YOUR INSTRUCTIONS = Write the data out again exactly, dropping any images it holds.

========================================

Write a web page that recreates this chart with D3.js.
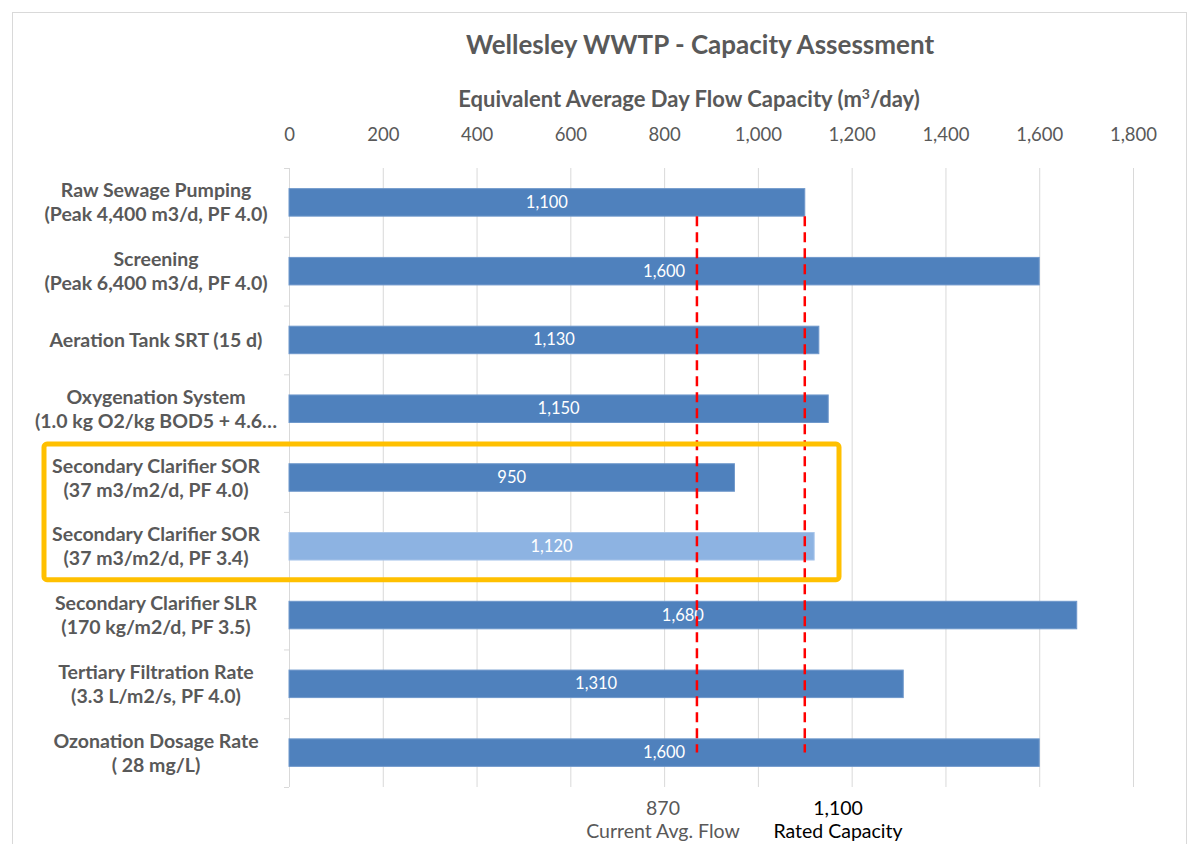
<!DOCTYPE html>
<html>
<head>
<meta charset="utf-8">
<script src="https://cdn.jsdelivr.net/npm/d3@7"></script>
<style>
  html, body { margin: 0; padding: 0; background: #fff; }
  svg { display: block; font-family: Lato, "Open Sans", sans-serif; }
</style>
</head>
<body>
<svg id="chart" width="1188" height="844"></svg>
<script>
// Process units and their equivalent average-day flow capacity (m3/day)
const categories = [
  ["Raw Sewage Pumping", "(Peak 4,400 m3/d, PF 4.0)"],
  ["Screening", "(Peak 6,400 m3/d, PF 4.0)"],
  ["Aeration Tank SRT (15 d)"],
  ["Oxygenation System", "(1.0 kg O2/kg BOD5 + 4.6…"],
  ["Secondary Clarifier SOR", "(37 m3/m2/d, PF 4.0)"],
  ["Secondary Clarifier SOR", "(37 m3/m2/d, PF 3.4)"],
  ["Secondary Clarifier SLR", "(170 kg/m2/d, PF 3.5)"],
  ["Tertiary Filtration Rate", "(3.3 L/m2/s, PF 4.0)"],
  ["Ozonation Dosage Rate", "( 28 mg/L)"]
];
const capacities = [1100, 1600, 1130, 1150, 950, 1120, 1680, 1310, 1600];
const highlighted = [false, false, false, false, false, true, false, false, false];
const xTicks = [0, 200, 400, 600, 800, 1000, 1200, 1400, 1600, 1800];
const refValues = [870, 1100];
const refNames = ["Current Avg. Flow", "Rated Capacity"];
const boxedRows = [4, 5];

const svg = d3.select("#chart");
const margin = { left: 289, right: 1133, top: 168, bottom: 787 };

const x = d3.scaleLinear().domain([0, 1800]).range([margin.left, margin.right]);
const y = d3.scaleBand().domain(d3.range(categories.length))
  .range([margin.top, margin.bottom]).paddingInner(0.6).paddingOuter(0.3);
const step = y.step();
const gap = (step - y.bandwidth()) / 2;

const fmt = d3.format(",");
const grey = "#595959";

// outer chart frame
svg.append("rect").attr("x", 12.5).attr("y", 12.5).attr("width", 1174).attr("height", 840)
  .attr("fill", "none").attr("stroke", "#d9d9d9");

// title
svg.append("text").attr("x", 700).attr("y", 54).attr("text-anchor", "middle")
  .attr("font-size", 26).attr("font-weight", "bold").attr("fill", grey)
  .text("Wellesley WWTP - Capacity Assessment");

// axis title with superscript
const at = svg.append("text").attr("x", 689).attr("y", 107).attr("text-anchor", "middle")
  .attr("font-size", 22).attr("font-weight", "bold").attr("fill", grey);
at.append("tspan").text("Equivalent Average Day Flow Capacity (m");
at.append("tspan").attr("dy", -8).attr("font-size", 14).text("3");
at.append("tspan").attr("dy", 8).text("/day)");

// vertical gridlines
svg.append("g").selectAll("line").data(xTicks).join("line")
  .attr("x1", d => x(d) + 0.5).attr("x2", d => x(d) + 0.5)
  .attr("y1", margin.top).attr("y2", margin.bottom)
  .attr("stroke", "#d9d9d9").attr("stroke-width", 1);

// top tick labels
const topAxis = d3.axisTop(x).tickValues(xTicks).tickFormat(fmt).tickSize(0).tickPadding(0);
const gTop = svg.append("g").attr("transform", `translate(0,141)`).call(topAxis);
gTop.select(".domain").remove();
gTop.selectAll("text").attr("font-size", 18.5).attr("fill", grey)
  .attr("font-family", "Lato, 'Open Sans', sans-serif");

// category axis line and tick marks between categories
svg.append("line").attr("x1", margin.left + 0.5).attr("x2", margin.left + 0.5)
  .attr("y1", margin.top).attr("y2", margin.bottom).attr("stroke", "#d9d9d9");
svg.append("g").selectAll("line").data(d3.range(categories.length + 1)).join("line")
  .attr("x1", margin.left - 5).attr("x2", margin.left)
  .attr("y1", i => margin.top + i * step + 0.5).attr("y2", i => margin.top + i * step + 0.5)
  .attr("stroke", "#d9d9d9");

// category labels
const labels = svg.append("g").selectAll("text").data(categories).join("text")
  .attr("text-anchor", "middle").attr("font-size", 19.5).attr("font-weight", "bold")
  .attr("fill", grey)
  .attr("transform", (d, i) => `translate(156,${y(i) + y.bandwidth() / 2})`);
labels.each(function(lines) {
  const t = d3.select(this);
  const lh = 24;
  lines.forEach((ln, k) => {
    t.append("tspan").attr("x", 0)
      .attr("y", (k - (lines.length - 1) / 2) * lh + 7)
      .text(ln);
  });
});

// bars
svg.append("g").selectAll("rect").data(capacities).join("rect")
  .attr("x", x(0)).attr("y", (d, i) => y(i))
  .attr("width", d => x(d) - x(0)).attr("height", y.bandwidth())
  .attr("fill", (d, i) => highlighted[i] ? "#8db3e2" : "#4f81bd")
  .attr("stroke", (d, i) => highlighted[i] ? "#a9c6ea" : "#6f98cb").attr("stroke-width", 1);

// value labels inside bars
svg.append("g").selectAll("text").data(capacities).join("text")
  .attr("x", d => (x(0) + x(d)) / 2).attr("y", (d, i) => y(i) + y.bandwidth() / 2 + 5.5)
  .attr("text-anchor", "middle").attr("font-size", 16.5).attr("fill", "#fff")
  .text(d => fmt(d));

// reference lines: current flow and rated capacity
const refTop = y(0) + y.bandwidth();
const refBottom = y(categories.length - 1) + y.bandwidth() / 2;
svg.append("g").selectAll("line").data(refValues).join("line")
  .attr("x1", d => x(d)).attr("x2", d => x(d))
  .attr("y1", refTop).attr("y2", refBottom)
  .attr("stroke", "#ff0000").attr("stroke-width", 2.5).attr("stroke-dasharray", "10,6");

// reference labels below the plot
const refLabelX = [663, 838];
refValues.forEach((v, i) => {
  svg.append("text").attr("x", refLabelX[i]).attr("y", 815).attr("text-anchor", "middle")
    .attr("font-size", 19.5).attr("fill", i === 0 ? grey : "#000").text(fmt(v));
  svg.append("text").attr("x", refLabelX[i]).attr("y", 838).attr("text-anchor", "middle")
    .attr("font-size", 19.5).attr("fill", i === 0 ? grey : "#000").text(refNames[i]);
});

// highlight box around the two clarifier SOR rows
const boxTop = y(boxedRows[0]) - gap + 1;
const boxBottom = y(boxedRows[1]) + y.bandwidth() + gap - 1;
svg.append("rect").attr("x", 44).attr("y", boxTop).attr("width", 795)
  .attr("height", boxBottom - boxTop).attr("rx", 3)
  .attr("fill", "none").attr("stroke", "#ffc000").attr("stroke-width", 5);
</script>
</body>
</html>
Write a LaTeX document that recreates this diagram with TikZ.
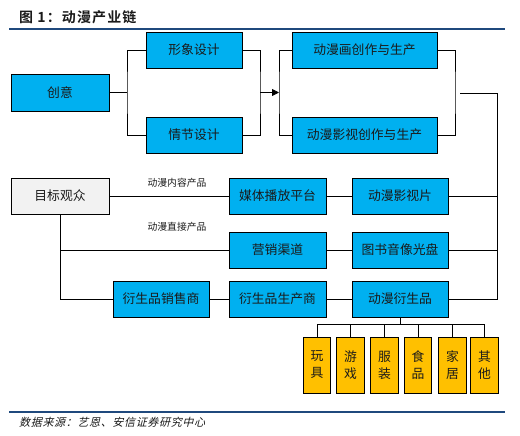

========================================

THE SOLUTION =
Write a web page that recreates this chart with D3.js.
<!DOCTYPE html>
<html>
<head>
<meta charset="utf-8">
<script src="https://cdn.jsdelivr.net/npm/d3@7"></script>
<style>
  html, body { margin: 0; padding: 0; background: #fff; }
  svg { display: block; font-family: Lato, "Open Sans", sans-serif; }
</style>
</head>
<body>
<svg id="chart" width="1188" height="844"></svg>
<script>
// Process units and their equivalent average-day flow capacity (m3/day)
const categories = [
  ["Raw Sewage Pumping", "(Peak 4,400 m3/d, PF 4.0)"],
  ["Screening", "(Peak 6,400 m3/d, PF 4.0)"],
  ["Aeration Tank SRT (15 d)"],
  ["Oxygenation System", "(1.0 kg O2/kg BOD5 + 4.6…"],
  ["Secondary Clarifier SOR", "(37 m3/m2/d, PF 4.0)"],
  ["Secondary Clarifier SOR", "(37 m3/m2/d, PF 3.4)"],
  ["Secondary Clarifier SLR", "(170 kg/m2/d, PF 3.5)"],
  ["Tertiary Filtration Rate", "(3.3 L/m2/s, PF 4.0)"],
  ["Ozonation Dosage Rate", "( 28 mg/L)"]
];
const capacities = [1100, 1600, 1130, 1150, 950, 1120, 1680, 1310, 1600];
const highlighted = [false, false, false, false, false, true, false, false, false];
const xTicks = [0, 200, 400, 600, 800, 1000, 1200, 1400, 1600, 1800];
const refValues = [870, 1100];
const refNames = ["Current Avg. Flow", "Rated Capacity"];
const boxedRows = [4, 5];

const svg = d3.select("#chart");
const margin = { left: 289, right: 1133, top: 168, bottom: 787 };

const x = d3.scaleLinear().domain([0, 1800]).range([margin.left, margin.right]);
const y = d3.scaleBand().domain(d3.range(categories.length))
  .range([margin.top, margin.bottom]).paddingInner(0.6).paddingOuter(0.3);
const step = y.step();
const gap = (step - y.bandwidth()) / 2;

const fmt = d3.format(",");
const grey = "#595959";

// outer chart frame
svg.append("rect").attr("x", 12.5).attr("y", 12.5).attr("width", 1174).attr("height", 840)
  .attr("fill", "none").attr("stroke", "#d9d9d9");

// title
svg.append("text").attr("x", 700).attr("y", 54).attr("text-anchor", "middle")
  .attr("font-size", 26).attr("font-weight", "bold").attr("fill", grey)
  .text("Wellesley WWTP - Capacity Assessment");

// axis title with superscript
const at = svg.append("text").attr("x", 689).attr("y", 107).attr("text-anchor", "middle")
  .attr("font-size", 22).attr("font-weight", "bold").attr("fill", grey);
at.append("tspan").text("Equivalent Average Day Flow Capacity (m");
at.append("tspan").attr("dy", -8).attr("font-size", 14).text("3");
at.append("tspan").attr("dy", 8).text("/day)");

// vertical gridlines
svg.append("g").selectAll("line").data(xTicks).join("line")
  .attr("x1", d => x(d) + 0.5).attr("x2", d => x(d) + 0.5)
  .attr("y1", margin.top).attr("y2", margin.bottom)
  .attr("stroke", "#d9d9d9").attr("stroke-width", 1);

// top tick labels
const topAxis = d3.axisTop(x).tickValues(xTicks).tickFormat(fmt).tickSize(0).tickPadding(0);
const gTop = svg.append("g").attr("transform", `translate(0,141)`).call(topAxis);
gTop.select(".domain").remove();
gTop.selectAll("text").attr("font-size", 18.5).attr("fill", grey)
  .attr("font-family", "Lato, 'Open Sans', sans-serif");

// category axis line and tick marks between categories
svg.append("line").attr("x1", margin.left + 0.5).attr("x2", margin.left + 0.5)
  .attr("y1", margin.top).attr("y2", margin.bottom).attr("stroke", "#d9d9d9");
svg.append("g").selectAll("line").data(d3.range(categories.length + 1)).join("line")
  .attr("x1", margin.left - 5).attr("x2", margin.left)
  .attr("y1", i => margin.top + i * step + 0.5).attr("y2", i => margin.top + i * step + 0.5)
  .attr("stroke", "#d9d9d9");

// category labels
const labels = svg.append("g").selectAll("text").data(categories).join("text")
  .attr("text-anchor", "middle").attr("font-size", 19.5).attr("font-weight", "bold")
  .attr("fill", grey)
  .attr("transform", (d, i) => `translate(156,${y(i) + y.bandwidth() / 2})`);
labels.each(function(lines) {
  const t = d3.select(this);
  const lh = 24;
  lines.forEach((ln, k) => {
    t.append("tspan").attr("x", 0)
      .attr("y", (k - (lines.length - 1) / 2) * lh + 7)
      .text(ln);
  });
});

// bars
svg.append("g").selectAll("rect").data(capacities).join("rect")
  .attr("x", x(0)).attr("y", (d, i) => y(i))
  .attr("width", d => x(d) - x(0)).attr("height", y.bandwidth())
  .attr("fill", (d, i) => highlighted[i] ? "#8db3e2" : "#4f81bd")
  .attr("stroke", (d, i) => highlighted[i] ? "#a9c6ea" : "#6f98cb").attr("stroke-width", 1);

// value labels inside bars
svg.append("g").selectAll("text").data(capacities).join("text")
  .attr("x", d => (x(0) + x(d)) / 2).attr("y", (d, i) => y(i) + y.bandwidth() / 2 + 5.5)
  .attr("text-anchor", "middle").attr("font-size", 16.5).attr("fill", "#fff")
  .text(d => fmt(d));

// reference lines: current flow and rated capacity
const refTop = y(0) + y.bandwidth();
const refBottom = y(categories.length - 1) + y.bandwidth() / 2;
svg.append("g").selectAll("line").data(refValues).join("line")
  .attr("x1", d => x(d)).attr("x2", d => x(d))
  .attr("y1", refTop).attr("y2", refBottom)
  .attr("stroke", "#ff0000").attr("stroke-width", 2.5).attr("stroke-dasharray", "10,6");

// reference labels below the plot
const refLabelX = [663, 838];
refValues.forEach((v, i) => {
  svg.append("text").attr("x", refLabelX[i]).attr("y", 815).attr("text-anchor", "middle")
    .attr("font-size", 19.5).attr("fill", i === 0 ? grey : "#000").text(fmt(v));
  svg.append("text").attr("x", refLabelX[i]).attr("y", 838).attr("text-anchor", "middle")
    .attr("font-size", 19.5).attr("fill", i === 0 ? grey : "#000").text(refNames[i]);
});

// highlight box around the two clarifier SOR rows
const boxTop = y(boxedRows[0]) - gap + 1;
const boxBottom = y(boxedRows[1]) + y.bandwidth() + gap - 1;
svg.append("rect").attr("x", 44).attr("y", boxTop).attr("width", 795)
  .attr("height", boxBottom - boxTop).attr("rx", 3)
  .attr("fill", "none").attr("stroke", "#ffc000").attr("stroke-width", 5);
</script>
</body>
</html>
Write a LaTeX document that recreates this diagram with TikZ.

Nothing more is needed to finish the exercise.